Once in the game proper, it's all simple enough getting from one branch to another, if a little awkward, and the bouncy music and graphics are enough to distract you for a while. But as you reach segments of levels which require multiple tries to get past, the frustration sets in; and it's not just two or three repetitions either. We're talking a full, frustrating five minutes of trying-to-reach-the-same-damn-branch levels of difficulty.

Perhaps it is in the snappiness of the branches -- which you will fall past again and again with only a hair's breadth between them and your monkey -- or maybe it is in the physics, which all too often feel weak, launching your monkey into impotent leaps which just send him falling to his death again and again. It could also be the controls, which are fidgety and sometimes unresponsive, making timing the extremely precise leaps required of the game very hard to perform.

In a nutshell, despite its friendly face, Rasta Monkey is a largely frustrating experience, despite there being unlimited lives and no time limit. Dying will bring you right back to your last checkpoint and then spin you around for a bit, which looks nice the first time but becomes a maddening experience after dying many times in a row. There are other examples of this too, such as timed switches which give you a frustratingly short amount of time to launch yourself through an opening in a wall, or frantically circling enemies that require superhuman levels of timing to squeeze past.

There are issues with the level design as well.

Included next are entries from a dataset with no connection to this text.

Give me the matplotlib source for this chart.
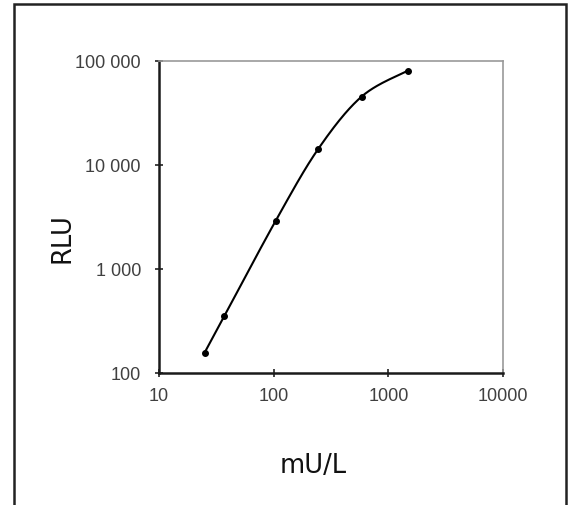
"""
plot.py - log-log standard curve (RLU vs mU/L), smoothed line through points.
"""

import numpy as np
import matplotlib
matplotlib.use("Agg")
import matplotlib.pyplot as plt
from matplotlib.patches import Rectangle
from matplotlib.ticker import FixedLocator, FuncFormatter, NullLocator


# ---------------------------------------------------------------------------
# Data
# ---------------------------------------------------------------------------

conc_mu_per_l = [25, 37, 104, 245, 585, 1470]
rlu = [157, 350, 2900, 14300, 45500, 80500]

x_ticks = [10, 100, 1000, 10000]
y_ticks = [100, 1000, 10000, 100000]


def catmull_rom(xs, ys, n_per_seg=40):
    """Excel-like smoothed line: Catmull-Rom spline through the points."""
    pts = np.column_stack([xs, ys])
    pts = np.vstack([pts[0], pts, pts[-1]])
    out = []
    for i in range(1, len(pts) - 2):
        p0, p1, p2, p3 = pts[i - 1], pts[i], pts[i + 1], pts[i + 2]
        t = np.linspace(0, 1, n_per_seg)[:, None]
        seg = 0.5 * ((2 * p1) + (-p0 + p2) * t
                     + (2 * p0 - 5 * p1 + 4 * p2 - p3) * t ** 2
                     + (-p0 + 3 * p1 - 3 * p2 + p3) * t ** 3)
        out.append(seg)
    out = np.vstack(out)
    return out[:, 0], out[:, 1]


def space_thousands(v, _pos):
    return f"{int(round(v)):,}".replace(",", " ")


# ---------------------------------------------------------------------------
# Plot
# ---------------------------------------------------------------------------

fig = plt.figure(figsize=(5.71, 5.05), dpi=100)
fig.patch.set_facecolor("white")

# outer frame around the whole chart
fig.patches.append(Rectangle((14 / 571, -0.02), 552 / 571, 1 - 3.5 / 505 + 0.02,
                             transform=fig.transFigure, fill=False,
                             edgecolor="#222222", linewidth=1.8))

ax = fig.add_axes([159 / 571, 1 - 373 / 505, 344 / 571, 312 / 505])
ax.set_xscale("log")
ax.set_yscale("log")
ax.set_xlim(10, 10000)
ax.set_ylim(100, 100000)

# smoothed curve is computed in log-log space
lx, ly = catmull_rom(np.log10(conc_mu_per_l), np.log10(rlu))
ax.plot(10 ** lx, 10 ** ly, color="black", linewidth=1.5, zorder=3)
ax.plot(conc_mu_per_l, rlu, linestyle="none", marker="o", markersize=4,
        color="black", zorder=4)

ax.xaxis.set_major_locator(FixedLocator(x_ticks))
ax.yaxis.set_major_locator(FixedLocator(y_ticks))
ax.xaxis.set_minor_locator(NullLocator())
ax.yaxis.set_minor_locator(NullLocator())
ax.xaxis.set_major_formatter(FuncFormatter(lambda v, p: f"{int(round(v))}"))
ax.yaxis.set_major_formatter(FuncFormatter(space_thousands))

ax.tick_params(axis="both", direction="inout", length=6, width=1.2,
               color="#222222", labelcolor="#404040", labelsize=13)
ax.tick_params(axis="x", pad=8)
ax.tick_params(axis="y", pad=10)
for lab in ax.get_xticklabels() + ax.get_yticklabels():
    lab.set_fontfamily("Liberation Sans")

for side in ("left", "bottom"):
    ax.spines[side].set_color("#1a1a1a")
    ax.spines[side].set_linewidth(1.8)
for side in ("top", "right"):
    ax.spines[side].set_color("#999999")
    ax.spines[side].set_linewidth(1.2)

fig.text(62 / 571, 1 - 238 / 505, "RLU", rotation=90, ha="center", va="center",
         fontsize=18.5, family="DejaVu Sans", color="#111111")
fig.text(313 / 571, 1 - 466 / 505, "mU/L", ha="center", va="center",
         fontsize=18.5, family="DejaVu Sans", color="#111111")

fig.savefig("out.png", dpi=100, facecolor="white")
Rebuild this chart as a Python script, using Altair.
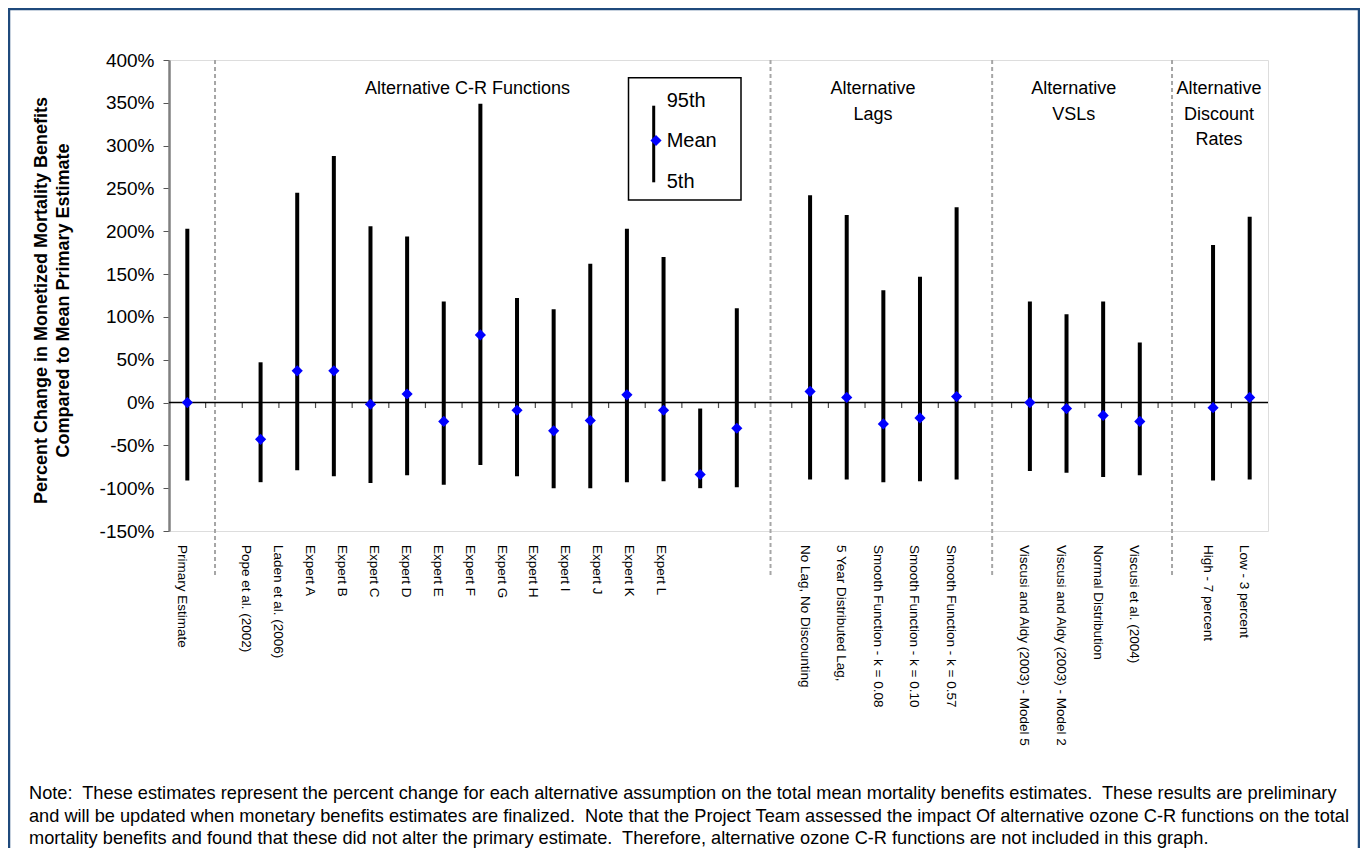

In one instance, I had missed some fruit needed to finish the level, and was required to go back and get it. Unfortunately this proved impossible as a timed switch door had closed behind me, the lever, and ultimately the fruit, completely out of reach.

The visuals, while nice, aren't that nice, and get stale as the look of the game remains largely the same throughout play. In addition - it may seem hard to imagine - but the two reggae songs in the game, mixed with the screams of a Rastafarian monkey, also begin to grate after a little while.

Therefore, it's hard to swallow the developer's claim of having "by far the best" iPhone platformer. Similarly its hard to take the developer's claim to intuitive and non-twitchy touchscreen controls when Rasta Monkey's controls are a splenetic mixture of oversensitivity and unresponsive mechanics.

It's not a total disaster, though. At the odd moments Rasta Monkey comes together, it comes together well, and shows you what could be if its creator had refined the level design and made the game a little more forgiving. For now, I'd recommend to ignore the hype.